The latest posts have outlined that the greatest challenge to be faced by Africa is not necessarily the decrease in the total mean annual rainfall under climate change, but rather the increased variability in rainfall events and thus the distribution within the year. Having established that the general trend of precipitation is towards fewer, more intense rainfall events, I want to dedicate this post to explaining how under certain conditions this can improve the water resources available in Africa.
The dependence on groundwater across Africa varies but serves as the only reliable perennial source of water for many rural communities. The overall dependence is estimated to be as high as 50%.

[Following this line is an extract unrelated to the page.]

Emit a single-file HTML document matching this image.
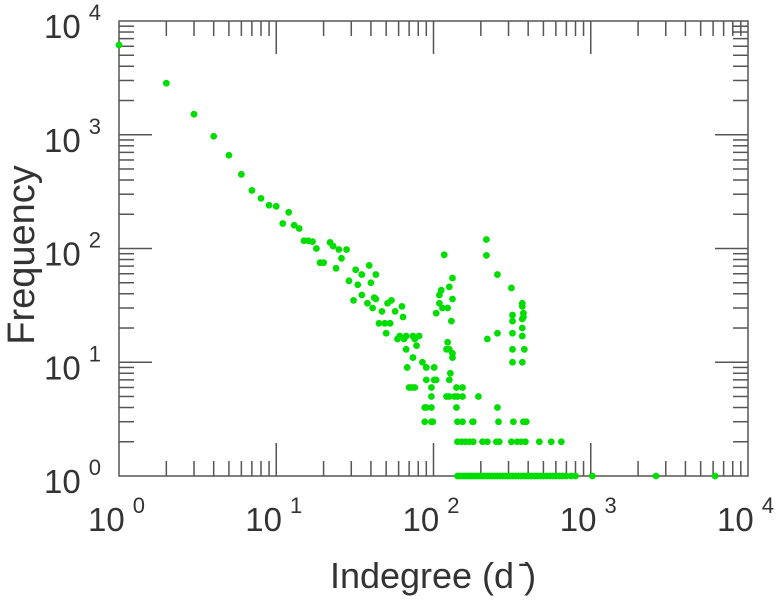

Groundwater recharge is strongly determined by the effective precipitation in a given year – however, as evidence from East Africa suggests, it is a non-linear relationship, in which recharge is more strongly related to extreme rainfall events than to the totals (Owor et al. 2009 and Taylor et. al., 2013). While these recent studies examine a past data records, there are important lessons to be learnt for future adaptation to an intensified hydrological cycle.

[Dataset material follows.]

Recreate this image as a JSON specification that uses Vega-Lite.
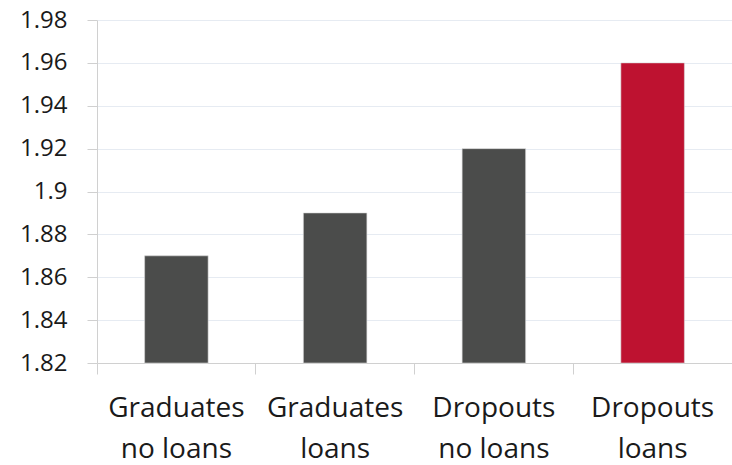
{
  "$schema": "https://vega.github.io/schema/vega-lite/v6.json",
  "width": 635,
  "height": 343,
  "autosize": {"type": "none"},
  "padding": {"left": 97, "top": 20, "right": 0, "bottom": 102},
  "background": "white",
  "config": {"view": {"stroke": null}},
  "data": {
    "values": [
      {"group": "Graduates\nno loans", "value": 1.87, "color": "#4b4c4b"},
      {"group": "Graduates\nloans", "value": 1.89, "color": "#4b4c4b"},
      {"group": "Dropouts\nno loans", "value": 1.92, "color": "#4b4c4b"},
      {"group": "Dropouts\nloans", "value": 1.96, "color": "#be1230"}
    ]
  },
  "mark": {"type": "bar", "width": {"band": 0.4}, "stroke": "#d8d8d8", "strokeWidth": 0.6},
  "encoding": {
    "x": {
      "field": "group",
      "type": "nominal",
      "sort": null,
      "scale": {"paddingInner": 0, "paddingOuter": 0},
      "axis": {
        "title": null,
        "labelAngle": 0,
        "labelExpr": "split(datum.label, '\\n')",
        "labelFont": "Open Sans",
        "labelFontSize": 28,
        "labelColor": "#1a1a1a",
        "labelLineHeight": 41,
        "labelPadding": 20,
        "labelBaseline": "top",
        "bandPosition": 0,
        "tickSize": 11,
        "tickColor": "#d0d0d0",
        "domainColor": "#d0d0d0",
        "grid": false
      }
    },
    "y": {
      "field": "value",
      "type": "quantitative",
      "scale": {"domain": [1.82, 1.98], "zero": false},
      "axis": {
        "title": null,
        "values": [1.82, 1.84, 1.86, 1.88, 1.9, 1.92, 1.94, 1.96, 1.98],
        "format": "~g",
        "labelFont": "Open Sans",
        "labelFontSize": 24,
        "labelColor": "#1a1a1a",
        "labelPadding": 20,
        "tickSize": 10,
        "tickColor": "#d0d0d0",
        "domainColor": "#d0d0d0",
        "grid": true,
        "gridColor": "#e6ebf2",
        "gridWidth": 1
      }
    },
    "y2": {"datum": 1.82},
    "color": {"field": "color", "type": "nominal", "scale": null, "legend": null}
  }
}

I want to provide an overview of the findings first:

1. The Upper Nile basin is located within the tropics of Africa, a region where climate change effects are expected to be especially pronounced. A data record of 1999-2008, pairing groundwater to rainfall data, is used to show that the magnitude of water level fluctuation is better correlated to the number of heavy rainfall events (>10mm/day) than to the total sum of rainfall. (Owor et. al. 2009)
2. A 55-year long record from a different basin in East Africa, in central Tanzania, provides further coherent evidence for this phenomenon. The observed recharge events interrupt long periods of groundwater level decline, and are highly correlated with extreme rainfall events occurring during the summer monsoon. In fact, the highest recharge events occur during ENSO years which brings intense rainfall to Tanzania (and thus result from regionally dominant modes of tropical climate variability) as shown in Figure 1. The evidence further shows that 80% of cumulative recharge over the whole observed timespan is derived from the highest 13 recharge events. (Taylor et. al., 2013)

Figure 1. Showing El Nino and La Nina events alongside the main recharge events (Source)

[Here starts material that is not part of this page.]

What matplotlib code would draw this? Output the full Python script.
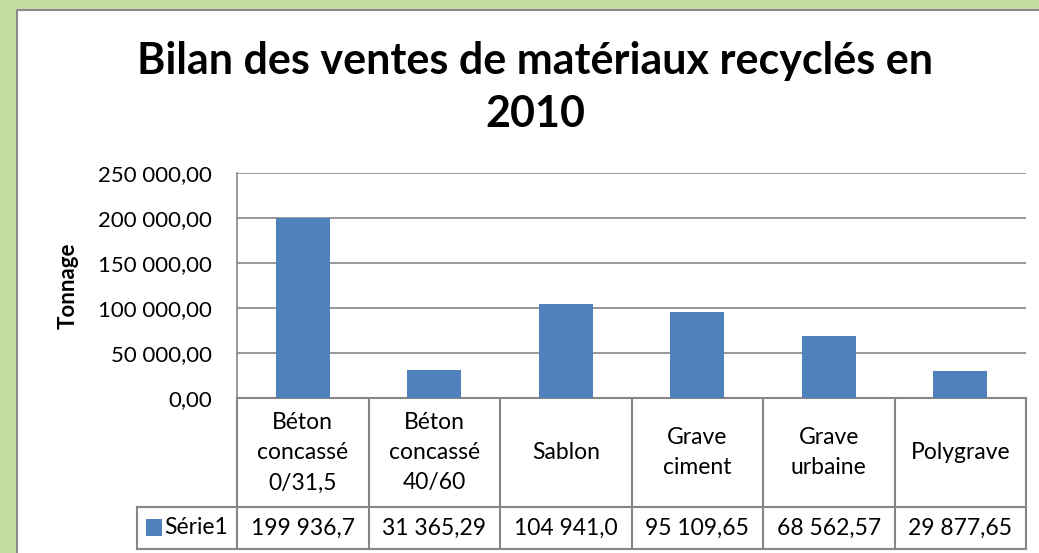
import matplotlib.pyplot as plt
from matplotlib.patches import Rectangle
from matplotlib.ticker import FuncFormatter
from matplotlib.transforms import blended_transform_factory

# data
categories = ["Béton\nconcassé\n0/31,5", "Béton\nconcassé\n40/60", "Sablon",
              "Grave\nciment", "Grave\nurbaine", "Polygrave"]
values = [199936.7, 31365.29, 104941.0, 95109.65, 68562.57, 29877.65]
value_labels = ["199 936,7", "31 365,29", "104 941,0", "95 109,65", "68 562,57", "29 877,65"]
series_name = "Série1"

plt.rcParams['font.family'] = ['Lato', 'DejaVu Sans']

W, H = 1039, 553
fig = plt.figure(figsize=(W / 100, H / 100), dpi=100)
fig.patch.set_facecolor('#c3dda1')

# white chart area with grey border (cropped on right/bottom)
fig.patches.append(Rectangle((17 / W, -0.05), 1.2, (H - 10) / H + 0.05,
                             transform=fig.transFigure, facecolor='white',
                             edgecolor='#8a8a8a', linewidth=1.5, zorder=-10))

ax = fig.add_axes([237 / W, (H - 398) / H, (1026 - 237) / W, (398 - 173) / H])
ax.set_facecolor('none')

bar_color = '#4f81bd'
x = list(range(len(categories)))
ax.bar(x, values, width=0.41, color=bar_color, zorder=3)

ax.set_xlim(-0.5, len(categories) - 0.5)
ax.set_ylim(0, 250000)
ax.set_yticks([0, 50000, 100000, 150000, 200000, 250000])
ax.yaxis.set_major_formatter(FuncFormatter(
    lambda v, p: "{:,.2f}".format(v).replace(",", " ").replace(".", ",")))
ax.tick_params(axis='y', length=0, labelsize=16, pad=18)
ax.set_xticks([])
ax.grid(axis='y', color='#868686', linewidth=1.2, zorder=0)
for side in ['top', 'right', 'bottom']:
    ax.spines[side].set_visible(False)
ax.spines['left'].set_color('#868686')
ax.spines['left'].set_linewidth(1.2)

ax.set_ylabel("Tonnage", fontsize=16, fontweight='bold', labelpad=14)

fig.text(0.515, 0.925, "Bilan des ventes de matériaux recyclés en\n2010",
         ha='center', va='top', fontsize=31, fontweight='bold', linespacing=1.38)

# data table under the plot
tr = blended_transform_factory(ax.transData, ax.transAxes)
y_head = -(507 - 398) / 225
y_val = -(549 - 398) / 225
legend_left = -0.5 + (137 - 237) / 131.5
line_kw = dict(color='#868686', linewidth=1.5, transform=tr, clip_on=False)

n = len(categories)
ax.plot([-0.5, n - 0.5], [0, 0], **line_kw)
ax.plot([legend_left, n - 0.5], [y_head, y_head], **line_kw)
ax.plot([legend_left, n - 0.5], [y_val, y_val], **line_kw)
ax.plot([legend_left, legend_left], [y_head, y_val], **line_kw)
for i in range(n + 1):
    ax.plot([i - 0.5, i - 0.5], [0, y_val], **line_kw)

for i, (cat, lab) in enumerate(zip(categories, value_labels)):
    ax.text(i, y_head / 2, cat, transform=tr, ha='center', va='center',
            fontsize=16.5, linespacing=1.55)
    ax.text(i, (y_head + y_val) / 2, lab, transform=tr, ha='center', va='center',
            fontsize=16.5)

ax.add_patch(Rectangle((legend_left + 0.07, (y_head + y_val) / 2 - 0.036), 0.12, 0.075,
                       transform=tr, facecolor=bar_color, clip_on=False))
ax.text(legend_left + 0.21, (y_head + y_val) / 2, series_name, transform=tr,
        ha='left', va='center', fontsize=16.5)

fig.savefig("out.png", dpi=100, facecolor=fig.get_facecolor())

My thoughts regarding future climate change:

The intensification of the hydrological cycle through climate change (last 2 posts) will provide an increase in the occurrence of extreme events, which are those that episodic recharge events depend on in these two areas. Groundwater reserves are already seen to become the freshwater source of choice in the future due to their resilience in quality and quantity relative to surface waters (for a great review see Kundzewicz and Doell, 2009). 

The findings in the studies above suggest that ground water resource replenishment can in fact benefit from this new turn in the global climate. While there is significant uncertainty in the prediction of ENSO events through GCMs, the probability of positive IOD modes is suggested to increase under anthropogenic global warming, bringing higher monsoonal rainfall to East Africa. The enhanced groundwater reserves have the potential to act as a buffer against the increased variability in surface water resources, and could be the solution to water security in part of Africa that experience a similar recharge response to extreme events. When looking at the geographical distribution, using the brilliant maps of MacDonald et al (2012) for example, we can see that most parts of Africa have the potential to develop groundwater, with much being at low depths from the surface. This means that in these low-lands even poorest farmers will be able to use this relatively stable water supply with limited technology (and economic input!) to support their livelihoods by elevating the insecurity of using rain-fed agriculture  in future climate change scenarios.

We cannot however consider this as a solution that fits all – it is strongly dependent on geological properties of the soil surface and subsurface, and the way other effects of the expected climate change (e.g. sea level rise) influence in situ.